The FA Youth Cup: A gruelling cup tie decided by penalties.

A cold, damp night in Tadcaster, where Leeds United under 18’s were in FA Youth cup action against Yorkshire rivals Sheffield Wednesday. Global stadium was the venue, a stadium that hosts Leeds United under 23’s on regular occasions, would play host to the under 18s. The crowd came out in decent numbers hoping to see an entertaining match but most importantly a Leeds United win, except of course the odd fan that came to support the opposing team; Sheffield Wednesday. The FA youth cup, like the FA cup, is one cup competition that all teams take seriously. In the words of ex Leeds United left back Ben Parker, who currently works for LUTV, the FA youth cup is “an occasion you remember, even after you finish playing”. The management staff of both teams took the short walk across the pitch to the dugouts, followed by the Leeds United substitution’s carrying the teams water bottles. Good to see despite all the money that is in todays game, players are still grounded at youth level, at least at Leeds anyway. The two captains gathered on the centre circle and a firm hand shake followed between the two. Charlie Cresswell, son of ex Leeds striker, Richard brought his team mates together in a huddle before giving out the final speech. 

Both teams struggled in the first half due to not dealing with the playing conditions, which in truth, wasn’t the greatest. Sheffield Wednesday took the lead at the start of the second half, catching the Leeds defence sleeping. The lead only lasted 20 minutes when Leeds equalised through Jenkins after a good header back into the box from skipper, Cresswell. That would be it, a game of few chances was to head to extra time.
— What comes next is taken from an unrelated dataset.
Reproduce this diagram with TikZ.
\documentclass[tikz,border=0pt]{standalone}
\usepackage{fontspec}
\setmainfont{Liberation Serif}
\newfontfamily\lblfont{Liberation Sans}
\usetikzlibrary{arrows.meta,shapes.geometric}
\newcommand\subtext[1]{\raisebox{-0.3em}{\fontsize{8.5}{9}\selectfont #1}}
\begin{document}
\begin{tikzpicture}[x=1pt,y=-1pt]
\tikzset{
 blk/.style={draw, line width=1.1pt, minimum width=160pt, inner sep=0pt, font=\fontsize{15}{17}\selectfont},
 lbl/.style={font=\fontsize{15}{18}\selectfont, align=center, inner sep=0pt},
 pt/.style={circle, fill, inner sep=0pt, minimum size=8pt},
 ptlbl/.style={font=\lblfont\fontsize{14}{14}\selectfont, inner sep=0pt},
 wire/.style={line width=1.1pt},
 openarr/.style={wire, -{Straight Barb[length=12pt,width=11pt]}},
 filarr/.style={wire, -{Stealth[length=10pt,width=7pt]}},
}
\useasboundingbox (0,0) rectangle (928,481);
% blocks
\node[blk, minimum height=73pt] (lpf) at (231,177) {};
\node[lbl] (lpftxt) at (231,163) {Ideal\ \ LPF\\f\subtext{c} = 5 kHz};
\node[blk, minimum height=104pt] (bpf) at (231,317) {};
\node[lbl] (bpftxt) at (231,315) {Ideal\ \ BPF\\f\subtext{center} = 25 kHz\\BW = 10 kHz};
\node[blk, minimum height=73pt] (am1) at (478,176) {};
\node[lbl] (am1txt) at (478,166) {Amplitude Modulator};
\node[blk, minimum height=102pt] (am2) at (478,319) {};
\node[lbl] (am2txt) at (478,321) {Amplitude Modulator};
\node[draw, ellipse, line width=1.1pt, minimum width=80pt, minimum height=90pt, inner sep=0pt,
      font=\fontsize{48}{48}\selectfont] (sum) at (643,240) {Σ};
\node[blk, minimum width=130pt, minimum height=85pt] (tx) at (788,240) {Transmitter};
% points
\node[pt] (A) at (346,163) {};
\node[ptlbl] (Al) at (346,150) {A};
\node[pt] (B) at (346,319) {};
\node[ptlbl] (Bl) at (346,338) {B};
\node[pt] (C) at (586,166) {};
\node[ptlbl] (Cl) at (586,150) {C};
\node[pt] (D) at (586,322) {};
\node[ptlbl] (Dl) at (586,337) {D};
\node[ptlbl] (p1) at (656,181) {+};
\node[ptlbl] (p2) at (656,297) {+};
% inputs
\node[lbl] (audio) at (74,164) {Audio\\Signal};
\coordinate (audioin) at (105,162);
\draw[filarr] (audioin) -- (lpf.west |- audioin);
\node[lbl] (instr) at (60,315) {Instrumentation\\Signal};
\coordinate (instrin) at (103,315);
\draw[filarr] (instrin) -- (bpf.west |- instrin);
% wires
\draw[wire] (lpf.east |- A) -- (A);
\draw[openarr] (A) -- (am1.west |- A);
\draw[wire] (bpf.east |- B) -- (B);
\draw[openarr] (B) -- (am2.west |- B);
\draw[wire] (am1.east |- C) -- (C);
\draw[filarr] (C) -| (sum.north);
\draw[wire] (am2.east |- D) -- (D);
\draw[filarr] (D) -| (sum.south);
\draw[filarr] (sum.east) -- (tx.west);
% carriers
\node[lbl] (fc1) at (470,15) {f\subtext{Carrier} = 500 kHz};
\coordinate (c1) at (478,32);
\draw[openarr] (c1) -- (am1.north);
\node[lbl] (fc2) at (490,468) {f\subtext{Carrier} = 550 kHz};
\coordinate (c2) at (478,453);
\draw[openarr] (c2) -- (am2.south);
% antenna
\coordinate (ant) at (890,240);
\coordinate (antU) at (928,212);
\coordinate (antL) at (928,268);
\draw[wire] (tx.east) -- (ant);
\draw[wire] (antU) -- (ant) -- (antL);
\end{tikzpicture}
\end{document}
The players from both teams were struggling, several players down on the floor struggling with cramps as the full time whistle went. Leeds took the lead for the first time in the game after good work from Stuart McKinstry, who’s cross was turned in by a Sheffield Wednesday defender. That wasn’t the end of the scoring when Wednesday level after a shot was spilled by keeper Sterry leading to a simple tap in. After a gruelling 120 minutes, the game finished 2-2. Penalties to come and a chance for Cooper Sterry to be the hero, or did Luke Jackson of Sheffield Wednesday have different ideas. 
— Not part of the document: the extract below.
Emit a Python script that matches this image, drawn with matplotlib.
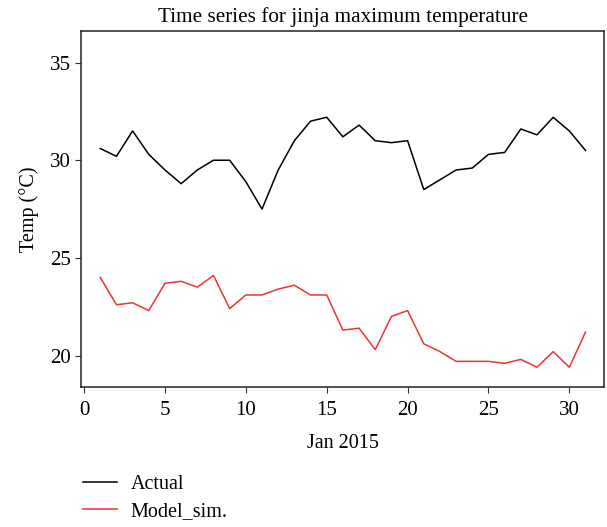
import numpy as np
import matplotlib.pyplot as plt

plt.rcParams['font.family'] = ['Liberation Serif', 'DejaVu Serif']

days = np.arange(1, 32)
actual = [30.6, 30.2, 31.5, 30.3, 29.5, 28.8, 29.5, 30.0, 30.0, 28.9,
          27.5, 29.5, 31.0, 32.0, 32.2, 31.2, 31.8, 31.0, 30.9, 31.0,
          28.5, 29.0, 29.5, 29.6, 30.3, 30.4, 31.6, 31.3, 32.2, 31.5, 30.5]
model_sim = [24.0, 22.6, 22.7, 22.3, 23.7, 23.8, 23.5, 24.1, 22.4, 23.1,
             23.1, 23.4, 23.6, 23.1, 23.1, 21.3, 21.4, 20.3, 22.0, 22.3,
             20.6, 20.2, 19.7, 19.7, 19.7, 19.6, 19.8, 19.4, 20.2, 19.4, 21.2]

fig = plt.figure(figsize=(6.07, 5.27), dpi=100)
ax = fig.add_axes([0.134, 0.265, 0.861, 0.677])

l1, = ax.plot(days, actual, color='black', lw=1.1, label='Actual')
l2, = ax.plot(days, model_sim, color='#ee3333', lw=1.1, label='Model_sim.')

ax.set_xlim(-0.17, 32.14)
ax.set_ylim(18.37, 36.64)
ax.set_xticks([0, 5, 10, 15, 20, 25, 30])
ax.set_yticks([20, 25, 30, 35])
ax.tick_params(direction='out', length=4, labelsize=15, color='#333333')
ax.tick_params(axis='x', pad=6)
for s in ax.spines.values():
    s.set_linewidth(1.1)
    s.set_color('#222222')

ax.set_title('Time series for jinja maximum temperature', fontsize=15.3, pad=6)
ax.set_xlabel('Jan 2015', fontsize=14.5, labelpad=10)
ax.set_ylabel('Temp (°C)', fontsize=14.5, labelpad=8)

fig.legend(handles=[l1, l2], loc='upper left', bbox_to_anchor=(0.137, 0.098),
           frameon=False, fontsize=14.5, handlelength=1.7, handletextpad=0.65,
           labelspacing=0.35, borderpad=0, borderaxespad=0)

fig.savefig('out.png', dpi=100)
The coaching staff and substitution looked on, all linking arms in anticipation. First up the Sheffield Wednesday skipper, who saw his penalty saved by Sterry, the worse possible start for the visitors. Cresswell stepped up and put Leeds ahead. There would be no more missed penalties as Leeds United advanced into the next round, wining 5-4. Sterry made up for his error and rightly so, was the hero after a good performance which thankful wasn’t remembered by his only mistake he made all night. The game was scrappy and lacked any real quality but at times, we had a glimpse of Bielsa ball trickling down, Leeds pressed, they played out from the back but in the end had to find a way of winning. The playing conditions didn’t suit our playing style, but they persisted and in the end was rewarded. As Henri Kumwenda stepped up to seal the victory, the Sheffield Wednesday players dropped to the ground in disappointment. Leeds players celebrated, all rushing to keeper Sterry but these celebrations were short lived. The Leeds United coaching staff and players showed class in victory, heading over to each Sheffield Wednesday player to offer their commiserations. Thousands of miles away, owner Andrea Radrizzani watched before sharing his congratulations to the team on social media. The academy is thriving, from the owner all the way down to the academy coaches, all with the same vision. To play intense attacking football but to stay humble and work hard. Young players at Leeds United have a real chance of making it, with a clear pathway to the first team. Players are improving, coaches are learning and together they’re building the groundwork for a successful club. The next round awaits for Mark Jackson side but tomorrow, they continue to work hard on the training pitch.